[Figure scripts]

"""

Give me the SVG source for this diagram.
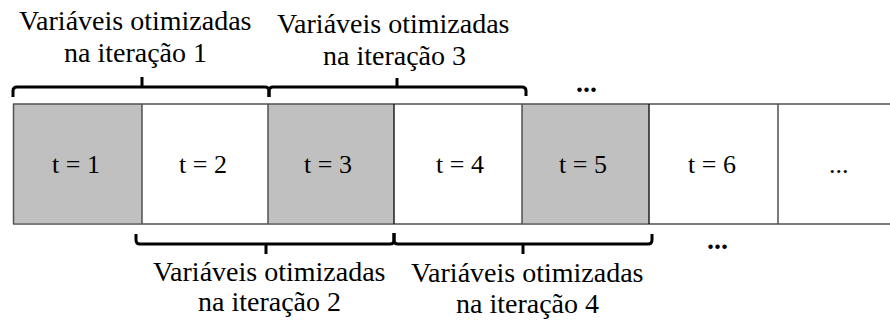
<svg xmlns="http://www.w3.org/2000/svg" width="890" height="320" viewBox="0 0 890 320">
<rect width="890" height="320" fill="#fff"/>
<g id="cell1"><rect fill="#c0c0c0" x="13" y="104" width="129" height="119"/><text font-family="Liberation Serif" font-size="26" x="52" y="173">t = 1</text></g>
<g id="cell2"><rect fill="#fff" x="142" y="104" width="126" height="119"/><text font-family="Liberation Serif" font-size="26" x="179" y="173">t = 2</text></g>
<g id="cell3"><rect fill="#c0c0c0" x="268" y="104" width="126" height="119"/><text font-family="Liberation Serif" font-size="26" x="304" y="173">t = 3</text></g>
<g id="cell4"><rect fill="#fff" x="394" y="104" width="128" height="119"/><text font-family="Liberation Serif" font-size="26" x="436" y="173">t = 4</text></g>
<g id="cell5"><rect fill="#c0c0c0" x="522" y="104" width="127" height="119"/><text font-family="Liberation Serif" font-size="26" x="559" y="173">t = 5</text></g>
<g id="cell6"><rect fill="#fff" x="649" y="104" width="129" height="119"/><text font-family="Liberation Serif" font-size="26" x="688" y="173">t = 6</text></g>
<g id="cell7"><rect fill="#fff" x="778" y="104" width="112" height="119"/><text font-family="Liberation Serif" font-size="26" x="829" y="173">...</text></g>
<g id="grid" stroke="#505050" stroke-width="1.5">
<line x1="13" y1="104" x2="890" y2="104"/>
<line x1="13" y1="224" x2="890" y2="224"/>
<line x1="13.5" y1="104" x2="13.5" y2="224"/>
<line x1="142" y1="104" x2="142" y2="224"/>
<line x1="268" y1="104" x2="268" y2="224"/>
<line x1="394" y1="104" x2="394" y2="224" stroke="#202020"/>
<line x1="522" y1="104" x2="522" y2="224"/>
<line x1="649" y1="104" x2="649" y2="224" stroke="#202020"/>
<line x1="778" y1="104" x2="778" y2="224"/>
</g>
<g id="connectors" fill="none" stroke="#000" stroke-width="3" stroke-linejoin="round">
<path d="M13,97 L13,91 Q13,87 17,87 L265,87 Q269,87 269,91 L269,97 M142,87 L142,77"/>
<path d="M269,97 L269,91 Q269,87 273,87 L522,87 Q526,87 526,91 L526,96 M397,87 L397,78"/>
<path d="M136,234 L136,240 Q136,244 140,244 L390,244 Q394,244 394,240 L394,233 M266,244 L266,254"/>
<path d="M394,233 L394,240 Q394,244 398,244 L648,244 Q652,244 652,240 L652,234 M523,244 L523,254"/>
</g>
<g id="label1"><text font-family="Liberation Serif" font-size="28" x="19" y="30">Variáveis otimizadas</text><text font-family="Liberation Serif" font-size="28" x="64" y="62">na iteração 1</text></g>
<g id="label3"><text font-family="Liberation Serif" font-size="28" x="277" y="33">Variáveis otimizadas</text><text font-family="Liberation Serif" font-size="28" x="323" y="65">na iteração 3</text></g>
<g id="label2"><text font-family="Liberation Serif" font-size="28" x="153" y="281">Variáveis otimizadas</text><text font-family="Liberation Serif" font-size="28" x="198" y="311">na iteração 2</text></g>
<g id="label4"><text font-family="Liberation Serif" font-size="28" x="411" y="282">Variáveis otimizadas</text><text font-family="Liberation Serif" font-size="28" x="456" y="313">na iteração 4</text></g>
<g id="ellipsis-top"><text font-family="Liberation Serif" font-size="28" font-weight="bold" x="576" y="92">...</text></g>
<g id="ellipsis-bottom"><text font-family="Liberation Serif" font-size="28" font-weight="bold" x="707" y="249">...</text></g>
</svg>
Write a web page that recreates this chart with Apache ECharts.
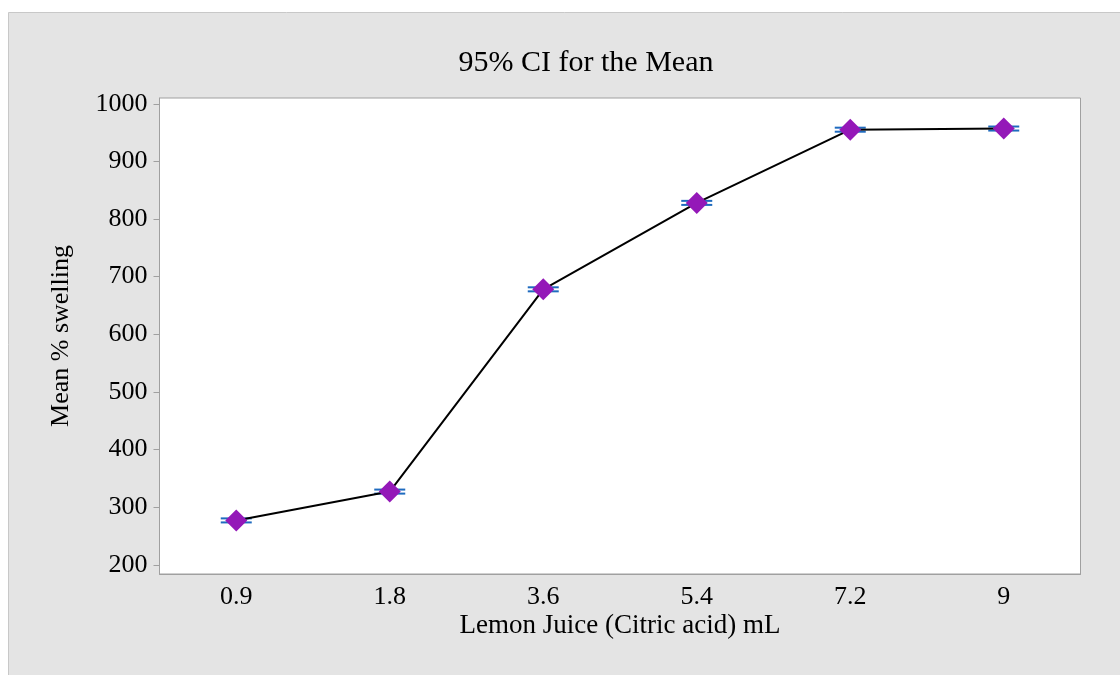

"""

● **Your task**
Copy all the entries word for word. Omit any pictures.

● **Worked solution**
Give me the SVG source for this diagram.
<svg xmlns="http://www.w3.org/2000/svg" width="890" height="320" viewBox="0 0 890 320">
<rect width="890" height="320" fill="#fff"/>
<g id="cell1"><rect fill="#c0c0c0" x="13" y="104" width="129" height="119"/><text font-family="Liberation Serif" font-size="26" x="52" y="173">t = 1</text></g>
<g id="cell2"><rect fill="#fff" x="142" y="104" width="126" height="119"/><text font-family="Liberation Serif" font-size="26" x="179" y="173">t = 2</text></g>
<g id="cell3"><rect fill="#c0c0c0" x="268" y="104" width="126" height="119"/><text font-family="Liberation Serif" font-size="26" x="304" y="173">t = 3</text></g>
<g id="cell4"><rect fill="#fff" x="394" y="104" width="128" height="119"/><text font-family="Liberation Serif" font-size="26" x="436" y="173">t = 4</text></g>
<g id="cell5"><rect fill="#c0c0c0" x="522" y="104" width="127" height="119"/><text font-family="Liberation Serif" font-size="26" x="559" y="173">t = 5</text></g>
<g id="cell6"><rect fill="#fff" x="649" y="104" width="129" height="119"/><text font-family="Liberation Serif" font-size="26" x="688" y="173">t = 6</text></g>
<g id="cell7"><rect fill="#fff" x="778" y="104" width="112" height="119"/><text font-family="Liberation Serif" font-size="26" x="829" y="173">...</text></g>
<g id="grid" stroke="#505050" stroke-width="1.5">
<line x1="13" y1="104" x2="890" y2="104"/>
<line x1="13" y1="224" x2="890" y2="224"/>
<line x1="13.5" y1="104" x2="13.5" y2="224"/>
<line x1="142" y1="104" x2="142" y2="224"/>
<line x1="268" y1="104" x2="268" y2="224"/>
<line x1="394" y1="104" x2="394" y2="224" stroke="#202020"/>
<line x1="522" y1="104" x2="522" y2="224"/>
<line x1="649" y1="104" x2="649" y2="224" stroke="#202020"/>
<line x1="778" y1="104" x2="778" y2="224"/>
</g>
<g id="connectors" fill="none" stroke="#000" stroke-width="3" stroke-linejoin="round">
<path d="M13,97 L13,91 Q13,87 17,87 L265,87 Q269,87 269,91 L269,97 M142,87 L142,77"/>
<path d="M269,97 L269,91 Q269,87 273,87 L522,87 Q526,87 526,91 L526,96 M397,87 L397,78"/>
<path d="M136,234 L136,240 Q136,244 140,244 L390,244 Q394,244 394,240 L394,233 M266,244 L266,254"/>
<path d="M394,233 L394,240 Q394,244 398,244 L648,244 Q652,244 652,240 L652,234 M523,244 L523,254"/>
</g>
<g id="label1"><text font-family="Liberation Serif" font-size="28" x="19" y="30">Variáveis otimizadas</text><text font-family="Liberation Serif" font-size="28" x="64" y="62">na iteração 1</text></g>
<g id="label3"><text font-family="Liberation Serif" font-size="28" x="277" y="33">Variáveis otimizadas</text><text font-family="Liberation Serif" font-size="28" x="323" y="65">na iteração 3</text></g>
<g id="label2"><text font-family="Liberation Serif" font-size="28" x="153" y="281">Variáveis otimizadas</text><text font-family="Liberation Serif" font-size="28" x="198" y="311">na iteração 2</text></g>
<g id="label4"><text font-family="Liberation Serif" font-size="28" x="411" y="282">Variáveis otimizadas</text><text font-family="Liberation Serif" font-size="28" x="456" y="313">na iteração 4</text></g>
<g id="ellipsis-top"><text font-family="Liberation Serif" font-size="28" font-weight="bold" x="576" y="92">...</text></g>
<g id="ellipsis-bottom"><text font-family="Liberation Serif" font-size="28" font-weight="bold" x="707" y="249">...</text></g>
</svg>
Write a web page that recreates this chart with Apache ECharts.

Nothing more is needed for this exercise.